Implementation stack (practical options)

  • Client: Framework-agnostic or Astro/React, with a UI that reflects real-time edits and conflict status.
  • Local storage: IndexedDB (for complex objects) or SQLite via a WASM layer if you need richer queries.
  • Sync transport: WebSocket for real-time updates or HTTP long-polling for server-triggered pushes; consider WebRTC for decentralized setups.
  • Synchronization core: CRDT libraries such as Y.js or Automerge for deterministic convergence.
  • Server: A merge service that applies incoming CRDT updates, stores document state, and broadcasts merged changes to all clients.
  • Security: Encrypt data at rest and in transit; manage keys to protect sensitive blocks or documents.

Example integration pattern

  • Use Y.js for CRDT merging and IndexedDB for local persistence.
  • Initialize a Y.Doc in each client, attach a WebSocket to exchange updates, and persist the document state to IndexedDB after every change.

Pseudo-workflow:

  • User edits a block -> Y.js applies local change and emits an update.
  • Update is serialized and saved to the local oplog in IndexedDB.
  • Change is sent to the server via WebSocket.
  • Server merges updates into a canonical state (using CRDT semantics) and broadcasts the merged doc.
  • Clients apply inbound updates to their local Y.Doc and persist to IndexedDB, maintaining causal order.

Code sketch (conceptual):

  • Initialize Y.js document and binding to UI
  • Persist doc state to IndexedDB on every change
  • Listen for remote updates and apply them to Y.Doc

Note: This is a high-level sketch.

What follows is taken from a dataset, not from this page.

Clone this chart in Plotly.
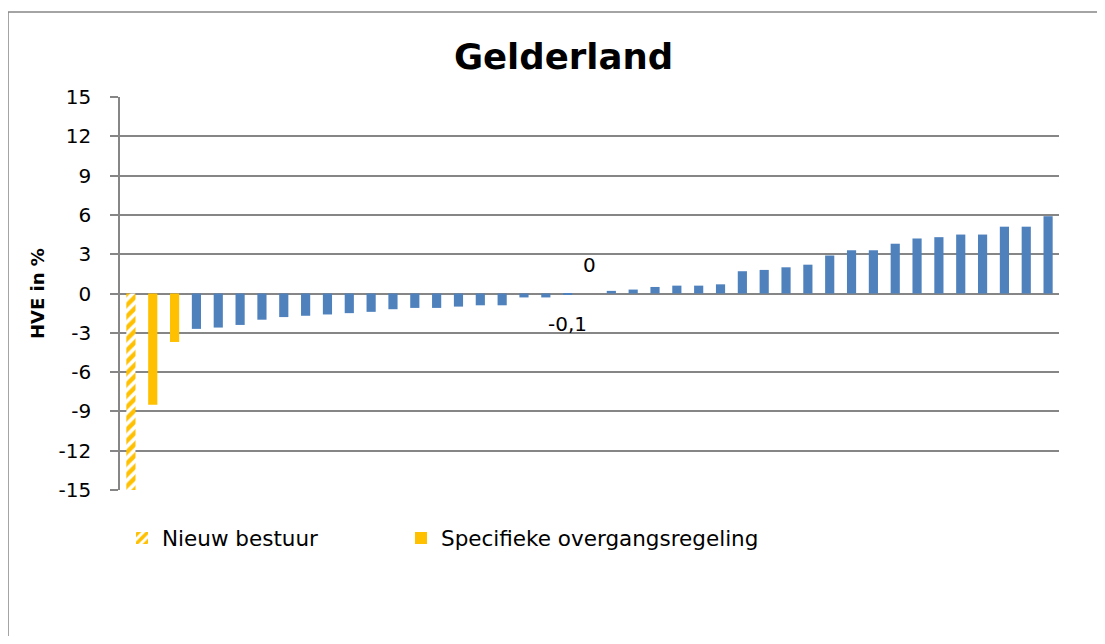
import plotly.graph_objects as go

# ---- data ----
title_text = "Gelderland"
y_title = "HVE in %"
values = [-15, -8.5, -3.7, -2.7, -2.6, -2.4, -2.0, -1.8, -1.7, -1.6, -1.5,
          -1.4, -1.2, -1.1, -1.1, -1.0, -0.9, -0.9, -0.3, -0.3, -0.1, 0,
          0.2, 0.3, 0.5, 0.6, 0.6, 0.7, 1.7, 1.8, 2.0, 2.2, 2.9, 3.3, 3.3,
          3.8, 4.2, 4.3, 4.5, 4.5, 5.1, 5.1, 5.9]
groups = ["nieuw", "specifiek", "specifiek"] + ["overig"] * 40
legend_names = {"nieuw": "Nieuw bestuur", "specifiek": "Specifieke overgangsregeling"}
y_ticks = [-15, -12, -9, -6, -3, 0, 3, 6, 9, 12, 15]
labelled = {20: "-0,1", 21: "0"}  # index -> data label text

OFF = 8  # page body margin in the browser
W, H = 1105 - 2 * OFF, 644 - 2 * OFF
L, T = 120 - OFF, 97 - OFF
R, B = W - (1059 - OFF), H - (490 - OFF)
pw, ph = W - L - R, H - T - B

def px_x(p):  # screen px -> paper x
    return (p - OFF - L) / pw

def px_y(p):  # screen px -> paper y
    return (H - B - (p - OFF)) / ph

ORANGE = "#FFC000"
BLUE = "#4F81BD"
GRID = "#868686"
FONT = "DejaVu Sans"

idx = list(range(len(values)))

def sel(g):
    xs = [i for i in idx if groups[i] == g]
    return xs, [values[i] for i in xs]

fig = go.Figure()

xs, ys = sel("nieuw")
fig.add_trace(go.Bar(x=xs, y=ys, name=legend_names["nieuw"], width=0.42, legend="legend",
                     marker=dict(color="white", line=dict(width=0),
                                 pattern=dict(shape="/", fgcolor=ORANGE, bgcolor="white",
                                              fgopacity=1, size=8, solidity=0.55,
                                              fillmode="replace"))))
xs, ys = sel("specifiek")
fig.add_trace(go.Bar(x=xs, y=ys, name=legend_names["specifiek"], width=0.42, legend="legend2",
                     marker=dict(color=ORANGE, line=dict(width=0))))
xs, ys = sel("overig")
fig.add_trace(go.Bar(x=xs, y=ys, name="Overig", width=0.42, showlegend=False,
                     marker=dict(color=BLUE, line=dict(width=0))))

annotations = []
for i, txt in labelled.items():
    v = values[i]
    annotations.append(dict(x=i, y=v, xref="x", yref="y", text=txt, showarrow=False,
                            yshift=29 if v >= 0 else -29,
                            font=dict(family=FONT, size=20, color="black")))
annotations.append(dict(x=px_x(37), y=px_y(294), xref="paper", yref="paper",
                        text="<b>" + y_title + "</b>", textangle=-90, showarrow=False,
                        xanchor="center", yanchor="middle",
                        font=dict(family=FONT, size=18, color="black")))

legend_common = dict(orientation="h", yanchor="middle", xanchor="left",
                     font=dict(family=FONT, size=21.5, color="black"),
                     bgcolor="rgba(0,0,0,0)")

border = dict(color=GRID, width=1.5)

fig.update_layout(
    width=W, height=H,
    margin=dict(l=L, r=R, t=T, b=B, autoexpand=False),
    paper_bgcolor="white", plot_bgcolor="white",
    barmode="relative",
    title=dict(text="<b>" + title_text + "</b>", xref="container", yref="container",
               x=(563.5 - OFF) / W, y=1 - (57 - OFF) / H, xanchor="center", yanchor="middle",
               font=dict(family=FONT, size=35.5, color="black")),
    xaxis=dict(range=[-0.5, len(values) - 0.5], showticklabels=False, showgrid=False,
               zeroline=False, showline=False, ticks=""),
    yaxis=dict(range=[-15, 15], tickvals=y_ticks, ticktext=[str(t) for t in y_ticks],
               showgrid=True, gridcolor=GRID, gridwidth=1.5,
               zeroline=True, zerolinecolor=GRID, zerolinewidth=1.5,
               showline=True, linecolor=GRID, linewidth=1.5,
               ticks="outside", ticklen=8, tickcolor=GRID, tickwidth=1.5,
               ticklabelstandoff=15,
               tickfont=dict(family=FONT, size=20, color="black")),
    legend=dict(x=px_x(122), y=px_y(538), **legend_common),
    legend2=dict(x=px_x(401), y=px_y(538), **legend_common),
    annotations=annotations,
    shapes=[
        dict(type="line", xref="paper", yref="paper",
             x0=px_x(8), x1=px_x(1125), y0=px_y(12), y1=px_y(12), line=border, layer="below"),
        dict(type="line", xref="paper", yref="paper",
             x0=px_x(8), x1=px_x(8), y0=px_y(12), y1=px_y(670), line=border, layer="below"),
    ],
)

fig.write_html("out.html")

When implementing, tailor the APIs to your tech stack and ensure correct handling of block relationships and nested structures.

UI and UX considerations

  • Conflict indicators: Clearly flag blocks with unresolved conflicts and offer inline resolution actions.
  • Offline indicators: Show connectivity status and the pending change count.
  • Previews and snapshots: Let users preview how the merged result will look after sync, before applying it.
  • Performance feedback: Debounce updates to the UI during large edits to avoid jank.

Testing and observability

  • Network partition testing: Simulate long offline periods and flaky networks to verify reconciliation correctness.
  • Deterministic replays: Reproduce issues by replaying a known sequence of edits and verifying the final state matches expectations.
  • Metrics: Track time-to-merge, conflict rate, and divergence between clients.
  • Logging: Emit structured logs for local edits, outbound/inbound changes, and merge decisions to facilitate debugging.

Security and privacy considerations

  • Data at rest: Encrypt sensitive document blocks locally.
  • Data in transit: Use TLS for all sync traffic with integrity checks.
  • Access control: Enforce per-document permissions and block-level access rules.
  • Auditability: Preserve a tamper-evident log of edits to support traceability and rollback if needed.

Putting it together: a practical blueprint

  1. Model documents as block trees with stable IDs and causal metadata.
  2. Implement a local CRDT-based core to merge concurrent edits deterministically.
  3. Persist state and change logs in a local store (IndexedDB) with a clean API surface.
  4. Establish a reliable, authenticated sync channel to a central server that performs CRDT-based merges.
  5. Build UX around clear conflict resolution, offline status, and seamless re-sync.
  6. Add testing harnesses that simulate offline work, concurrent edits, and network failures.
  7. Prioritize security with encryption, access controls, and auditing.

Conclusion

Offline-first sync systems enable powerful, responsive collaboration akin to Notion by combining a block-based data model, CRDT-based convergence, and careful UX design. By structuring the architecture around local edits, deterministic merges, and robust synchronization pipelines, you can deliver a seamless experience that remains consistent and conflict-resilient across devices and networks.